Gemcitabine is a pyrimidine antimetabolite with activity against solid tumors. Zinzani et al. [14] reported the role of gemcitabine as a single agent in pretreated T cell lymphoma patients, and the ORR reached 51 %. Combined with other antitumor agents, gemcitabine has also shown substantial clinical activity in aggressive B cell and T cell lymphoma [23, 24]. However, salvage therapeutic strategies containing gemcitabine in the treatment of ENKL were scarcely explored and identified. Recently, a retrospective study of gemcitabine alone or containing chemotherapy for relapsed/refractory ENKL was conducted, and 40 % of patients acquired objective response [25]. Moreover, in vitro and in vivo tumor models have also demonstrated excellent anticancer activity of gemcitabine against NK cell leukemia/lymphoma. Why NK/T tumor cells are especially sensitive to gemcitabine has not been fully elucidated, but increased expression of activating enzymes, such as dCK, ENT1 in tumor cells may be involved in the action mechanism [26].

In this retrospective study, four patients received DDGP regimen as salvage strategy after initial treatment of SMILE regimen.
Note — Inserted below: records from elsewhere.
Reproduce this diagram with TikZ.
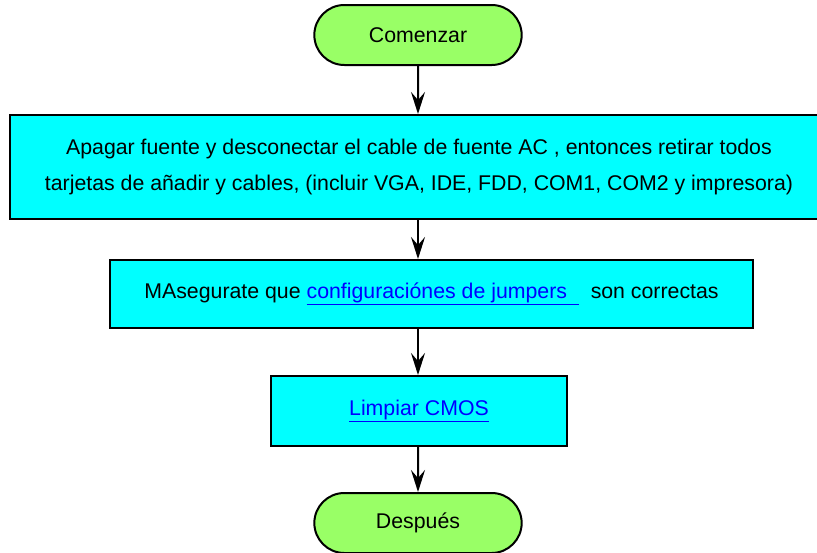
\documentclass[tikz,border=0pt]{standalone}
\usepackage{fontspec}
\setmainfont{Liberation Sans}
\usetikzlibrary{arrows.meta,shapes.misc}
\definecolor{termgreen}{HTML}{99FF66}
\definecolor{boxcyan}{HTML}{00FFFF}
\definecolor{linkblue}{HTML}{0000FF}
\tikzset{
    terminal/.style={rounded rectangle, draw, line width=2pt, fill=termgreen,
        minimum width=214pt, minimum height=60pt, font=\fontsize{21.3}{24}\selectfont},
    stepbox/.style={rectangle, draw, line width=2pt, fill=boxcyan,
        font=\fontsize{21.3}{36}\selectfont, align=center},
    flow/.style={-{Stealth[length=22pt,width=14pt,inset=8pt]}, line width=2pt},
}
\newcommand{\linktext}[1]{\textcolor{linkblue}{\underline{#1}}}
\begin{document}
\begin{tikzpicture}[x=1pt,y=-1pt]
    \useasboundingbox (0,0) rectangle (817,552);
    \node[terminal] (start) at (418,35) {Comenzar};
    \node[stepbox, minimum width=818pt, minimum height=104pt] (power) at (419,167)
        {Apagar fuente y desconectar el cable de fuente AC , entonces retirar todos\\
         tarjetas de añadir y cables, (incluir VGA, IDE, FDD, COM1, COM2 y impresora)};
    \node[stepbox, minimum width=643pt, minimum height=68pt] (jumpers) at (431.5,294)
        {MAsegurate que \linktext{configuraciónes de jumpers\ \ } \ son correctas};
    \node[stepbox, minimum width=296pt, minimum height=70pt] (cmos) at (419,411)
        {\linktext{Limpiar CMOS}};
    \node[terminal] (after) at (418,523) {Después};
    % Connectors
    \draw[flow] (start) -- (start |- power.north);
    \draw[flow] (start |- power.south) -- (start |- jumpers.north);
    \draw[flow] (start |- jumpers.south) -- (start |- cmos.north);
    \draw[flow] (start |- cmos.south) -- (after);
\end{tikzpicture}
\end{document}
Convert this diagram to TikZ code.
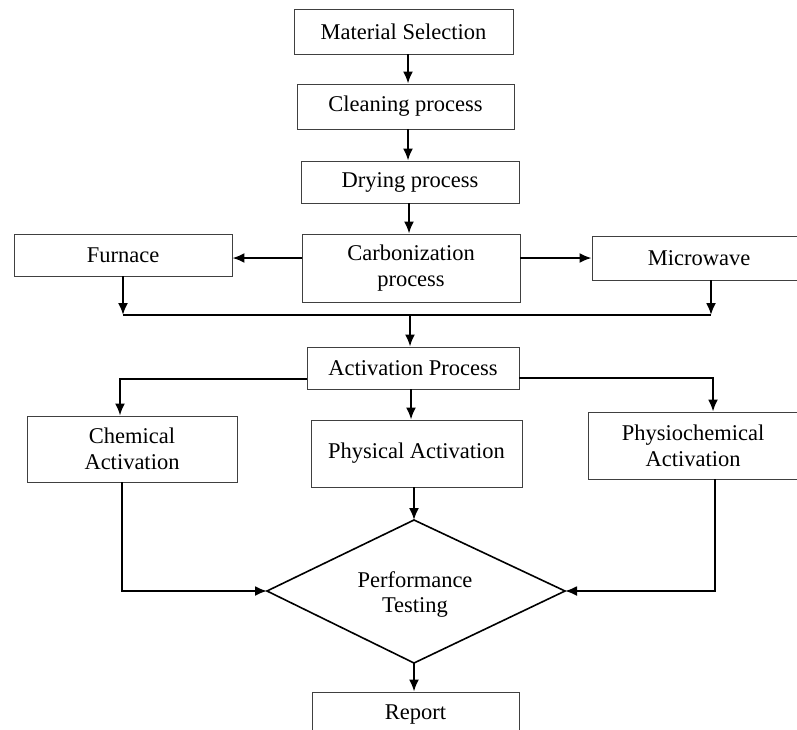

Two patients achieved objective responses and one patient maintained CR status for 28 months. Gemcitabine provides us a better option in managing relapsed/refractory ENKL patients. We have carried out one research aimed to uncover the mechanisms underlying the activity and chemoresistance of gemcitabine. In addition, compared with native asparaginase, pegaspargase has lower incidence of antiasparaginase antibodies and maintains more prolonged asparaginase activity [27].

The estimated 2-year OS and 2-year PFS were 76.5 and 30.9 %, respectively. A great part of the patients who experienced disease-progression acquired favorable treatment outcome after receiving radiotherapy combined with l-asparaginase or etoposide as salvage strategy. However, insufficient follow-up time and sample size restricted the accurate evaluation of 2-year OS and PFS. Further study will enroll more patients with sufficient follow-up to evaluate the 2-year and 5-year OS and PFS.

As to adverse events, grade 3/4 neutropenia and grade 3/4 thrombocytopenia were common. Dose reduction and the application of G-CSF and GM-CSF in time were essential when patients experienced sever cytopenias during and after chemotherapy. Other support treatments such as platelet transfusion and infection prevention were also necessary.

Tumoral NK cells are usually resistant to MDR-dependent drugs, and treatment failure is common. Thus, we assume that combination chemotherapy incorporating MDR-independent drugs such as pegaspargase, gemcitabine, and dexamethasone would be effective in the treatment of ENKL. The results we presented here confirmed our expectation and were consistent to former l-asparaginase-based chemotherapy. Gemcitabine and pegaspargase played a predominant role in improving ORR and prolonging survival. Right now, a multicenter, randomized, controlled trial of DDGP regimen as first-line therapy for newly-diagnosed ENKL has been conducted in our center (Clinical Trials.gov ID, NCT01501136 and NCT01501149), and significant treatment outcomes are expected. Clinical trial (NCT01501136) is a multicenter, randomized, controlled, phase 4 study. There are five treatment arms: sequential DDGP regimen followed by radiotherapy, sequential VIPD regimen followed by radiotherapy, sequential radiotherapy followed by DDGP regimen, sequential radiotherapy followed by VIPD regimen chemotherapy, and suitable type intensity-modulated radiation therapy (IMRT) 50 Gy, respectively. This study is designed to evaluate the efficacy and safety of DDGP regimen for newly diagnosed stage I/II ENKL and explore the optimal treatment strategy for stage I/II ENKL.

In conclusion, DDGP combination chemotherapy showed remarkable effectiveness in pretreated ENKL patients, and toxicity was tolerated. Further prospective trials are expected to validate the efficacy of DDGP regimen in relapsed/refractory ENKL.